How to constructing url in start_urls list in scrapy framework python

Question

I am new to scrapy and python.
In my case:

Page A:

http://www.example.com/search?keyword=city&style=1&page=1  
http://www.example.com/search?keyword=city&style=1&page=2  
http://www.example.com/search?keyword=city&style=1&page=3 

Rules is:

    `for i in range(50):
        "http://www.example.com/search?keyword=city&style=1&page=%s" % i`

Page B:

http://www.example.com/city_detail_0001.html  
http://www.example.com/city_detail_0100.html  
http://www.example.com/city_detail_0053.html  

No rules, Because Page B is match the keyword for search.

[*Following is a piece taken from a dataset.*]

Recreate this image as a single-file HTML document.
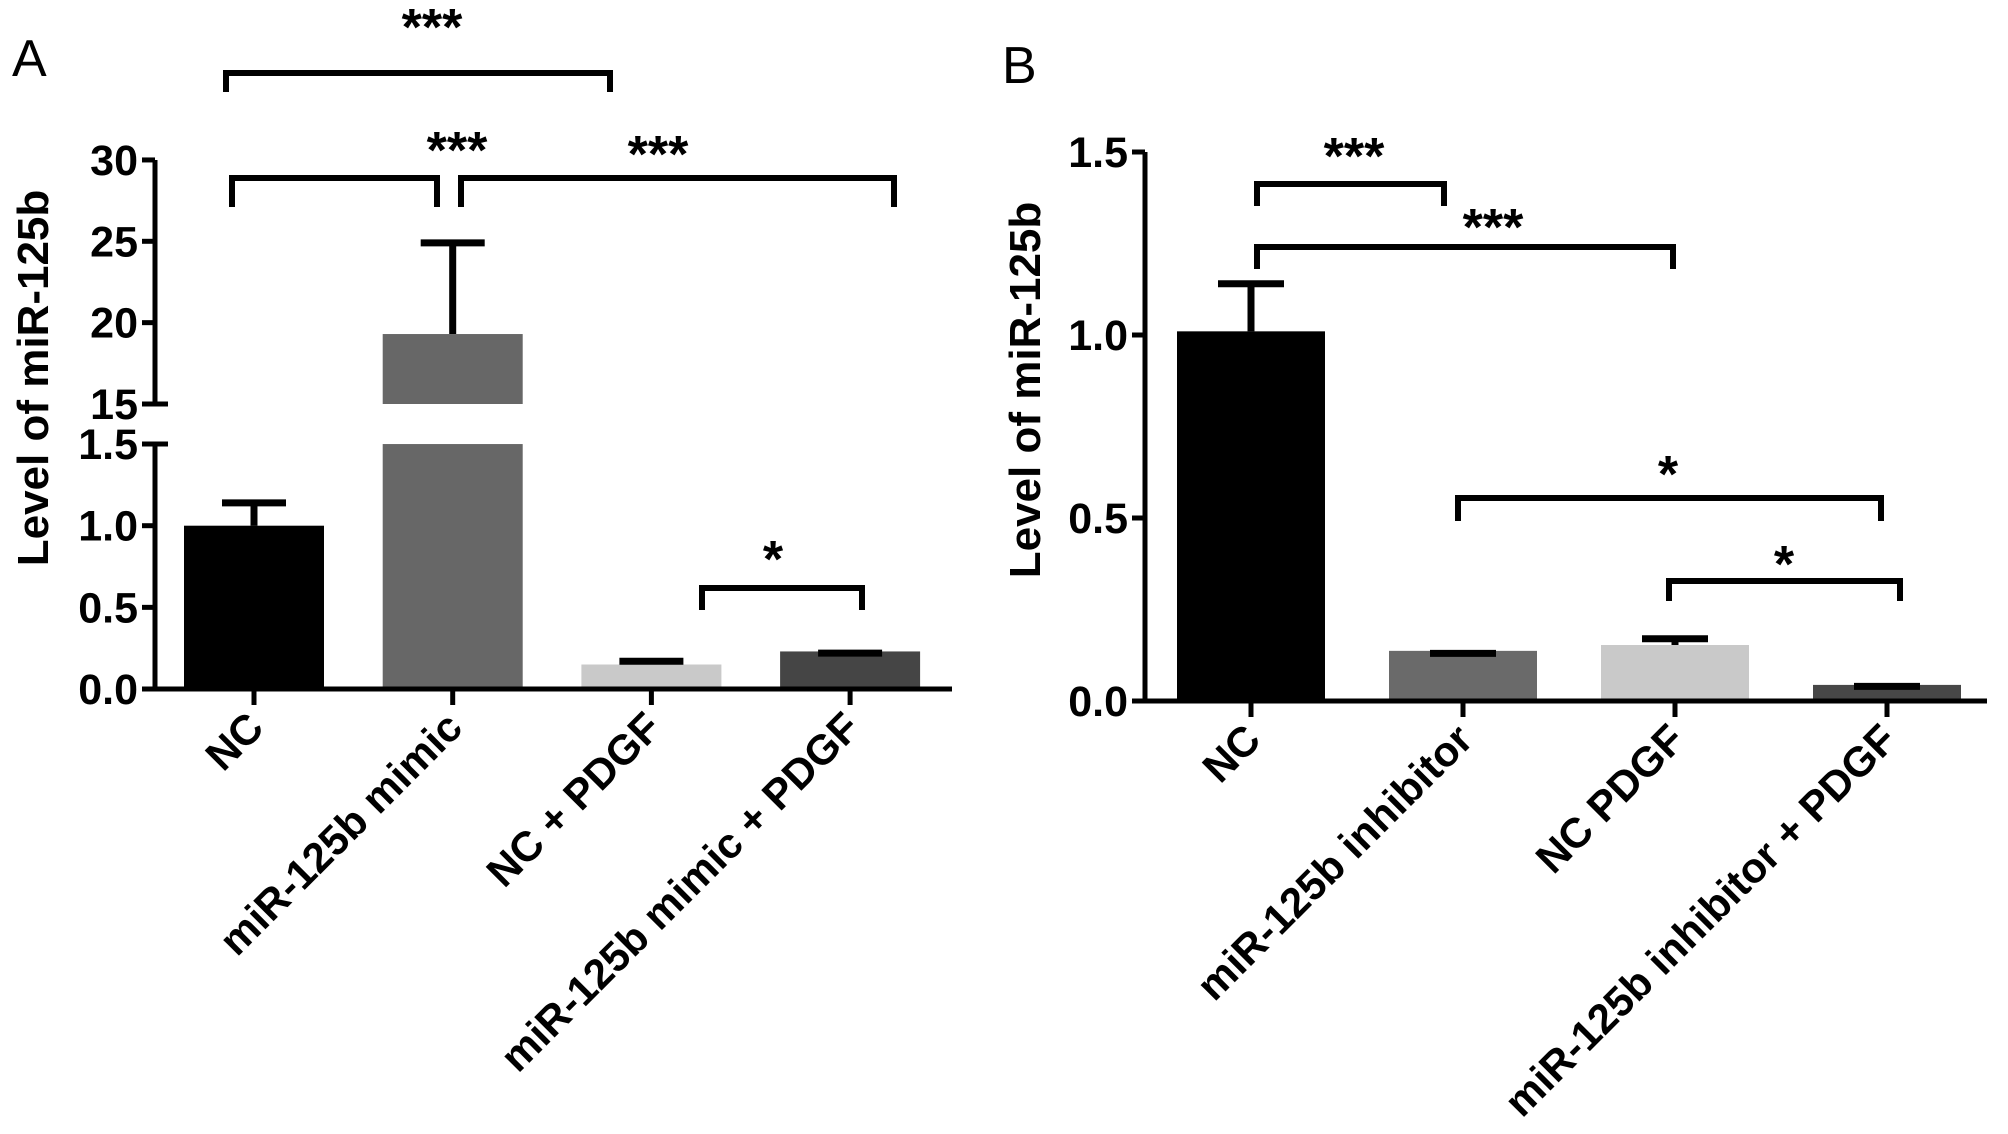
<!DOCTYPE html>
<html><head><meta charset="utf-8"><style>
html,body{margin:0;padding:0;background:#fff;}
svg{display:block;}
text{font-family:"Liberation Sans",sans-serif;}
.tk{font-family:"Liberation Sans Narrow","Liberation Sans",sans-serif;font-weight:bold;font-size:43px;}
</style></head><body>
<svg id="chart" width="2008" height="1134" viewBox="0 0 2008 1134" xmlns="http://www.w3.org/2000/svg"></svg>
<script>
// Panel A data
const catsA = ["NC", "miR-125b mimic", "NC + PDGF", "miR-125b mimic + PDGF"];
const valsA = [1.0, 19.3, 0.15, 0.23];
const errA = [1.14, 24.9, 0.17, 0.22];
const lowTicksA = [0.0, 0.5, 1.0, 1.5];
const lowTickLabelsA = ["0.0", "0.5", "1.0", "1.5"];
const highTicksA = [15, 20, 25, 30];
const highTickLabelsA = ["15", "20", "25", "30"];
// Panel B data
const catsB = ["NC", "miR-125b inhibitor", "NC PDGF", "miR-125b inhibitor + PDGF"];
const valsB = [1.01, 0.137, 0.153, 0.044];
const errB = [1.14, 0.13, 0.17, 0.04];
const ticksB = [0.0, 0.5, 1.0, 1.5];
const tickLabelsB = ["0.0", "0.5", "1.0", "1.5"];

const NS = "http://www.w3.org/2000/svg";
const svg = document.getElementById("chart");
function mk(tag, attrs, parent){
  const e = document.createElementNS(NS, tag);
  for (const k in attrs) e.setAttribute(k, attrs[k]);
  (parent || svg).appendChild(e);
  return e;
}
function txt(s, attrs){ const t = mk("text", attrs); t.textContent = s; return t; }

const yLowA = v => 689 - v * 163.3;
const yHighA = v => 404 - (v - 15) * 16.27;
const xA = i => 254 + i * 198.7;
const yB = v => 701 - v * 366;
const xB = i => 1251 + i * 212;

const colorsA = ["#000000", "#676767", "#c9c9c9", "#454545"];
const colorsB = ["#000000", "#6a6a6a", "#c9c9c9", "#474747"];

let e;
e = txt("A", {x: 12, y: 76, "font-size": 52});



valsA.forEach((v, i) => {
  const cx = xA(i), w = 140;
  if (v > 1.5) {
    e = mk("rect", {x: cx - w/2, y: yLowA(1.5), width: w, height: yLowA(0) - yLowA(1.5), fill: colorsA[i]});
    
    
    e = mk("rect", {x: cx - w/2, y: yHighA(v), width: w, height: yHighA(15) - yHighA(v), fill: colorsA[i]});
    
    
  } else {
    e = mk("rect", {x: cx - w/2, y: yLowA(v), width: w, height: yLowA(0) - yLowA(v), fill: colorsA[i]});
    
    
  }
  const ey = errA[i] > 1.5 ? yHighA(errA[i]) : yLowA(errA[i]);
  const by = v > 1.5 ? yHighA(v) : yLowA(v);
  e = mk("path", {d: `M${cx} ${by} V${ey} M${cx-32} ${ey} H${cx+32}`, stroke: "#000", "stroke-width": 7, fill: "none"});
  
  
});

e = mk("path", {d: `M155 ${yHighA(30)} V${yHighA(15)} M155 ${yLowA(1.5)} V${yLowA(0)} H952`, stroke: "#000", "stroke-width": 5, fill: "none"});


lowTicksA.forEach((t, i) => {
  const y = yLowA(t);
  mk("line", {x1: 142, x2: i === 3 ? 168 : 155, y1: y, y2: y, stroke: "#000", "stroke-width": 5});
  e = txt(lowTickLabelsA[i], {x: 138, y: y + 15, "text-anchor": "end", class: "tk"});
  
  
});
highTicksA.forEach((t, i) => {
  const y = yHighA(t);
  mk("line", {x1: 142, x2: i === 0 ? 168 : 155, y1: y, y2: y, stroke: "#000", "stroke-width": 5});
  e = txt(highTickLabelsA[i], {x: 138, y: y + 15, "text-anchor": "end", class: "tk"});
  
  
});
catsA.forEach((c, i) => {
  const x = xA(i);
  mk("line", {x1: x, x2: x, y1: 689, y2: 705, stroke: "#000", "stroke-width": 5});
  e = txt(c, {x: x + 12, y: 730, "text-anchor": "end", "font-weight": "bold", "font-size": 42, transform: `rotate(-45 ${x + 12} 730)`});
  
  
});
e = txt("Level of miR-125b", {x: 0, y: 0, "text-anchor": "middle", "font-weight": "bold", "font-size": 44, transform: "translate(48 378) rotate(-90)"});



function bracket(x1, x2, y, drop, label, sx, sy, name){
  e = mk("path", {d: `M${x1} ${y + drop} V${y} H${x2} V${y + drop}`, stroke: "#000", "stroke-width": 6, fill: "none"});
  
  
  e = txt(label, {x: sx, y: sy + 22, "text-anchor": "middle", "font-size": 52, "font-weight": "bold"});
  
  
}
bracket(226, 610, 73, 19, "***", 432, 23, "sig-bracket-a-1");
bracket(232, 437, 178, 29, "***", 457, 146, "sig-bracket-a-2");
bracket(461, 894, 178, 29, "***", 658, 150, "sig-bracket-a-3");
bracket(702, 862, 588, 22, "*", 773, 555, "sig-bracket-a-4");

e = txt("B", {x: 1002, y: 83, "font-size": 52});



valsB.forEach((v, i) => {
  const cx = xB(i), w = 148;
  e = mk("rect", {x: cx - w/2, y: yB(v), width: w, height: yB(0) - yB(v), fill: colorsB[i]});
  
  
  const ey = yB(errB[i]);
  e = mk("path", {d: `M${cx} ${yB(v)} V${ey} M${cx-33} ${ey} H${cx+33}`, stroke: "#000", "stroke-width": 7, fill: "none"});
  
  
});
e = mk("path", {d: `M1145 ${yB(1.5)} V${yB(0)} H1987`, stroke: "#000", "stroke-width": 5, fill: "none"});


ticksB.forEach((t, i) => {
  const y = yB(t);
  mk("line", {x1: 1132, x2: 1145, y1: y, y2: y, stroke: "#000", "stroke-width": 5});
  e = txt(tickLabelsB[i], {x: 1128, y: y + 15, "text-anchor": "end", class: "tk"});
  
  
});
catsB.forEach((c, i) => {
  const x = xB(i);
  mk("line", {x1: x, x2: x, y1: 701, y2: 717, stroke: "#000", "stroke-width": 5});
  e = txt(c, {x: x + 12, y: 742, "text-anchor": "end", "font-weight": "bold", "font-size": 42, transform: `rotate(-45 ${x + 12} 742)`});
  
  
});
e = txt("Level of miR-125b", {x: 0, y: 0, "text-anchor": "middle", "font-weight": "bold", "font-size": 44, transform: "translate(1040 390) rotate(-90)"});



bracket(1257, 1444, 184, 22, "***", 1354, 152, "sig-bracket-b-1");
bracket(1257, 1673, 247, 22, "***", 1493, 223, "sig-bracket-b-2");
bracket(1458, 1881, 498, 23, "*", 1668, 470, "sig-bracket-b-3");
bracket(1669, 1900, 581, 20, "*", 1784, 560, "sig-bracket-b-4");
</script>
</body></html>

So, This means，If I want grab some information from Page B,
First, I must use the Page A to sifting link of the Page B.
In the past, I usually two step:
1. I create scrapy A, and grab the Page B's link in a txt file
2. And in scrapy B, I read the txt file to the "start_urls"

Now, can u please guide me, that how can i construct the "start_urls" in one spider?

Answer 1

the start_requests method is what you need. After that, keep passing the requests and parse the response bodies on callback methods.

class MySpider(Spider):
    name = 'example'

    def start_requests(self):
        for i in range(50):
            yield Request('myurl%s' % i, callback=self.parse)

    def parse(self, response):
        # get my information for page B
        yield Request('pageB', callback=self.parse_my_item)

    def parse_my_item(self, response):
        item = {}
        # real parsing method for my items    
        yield item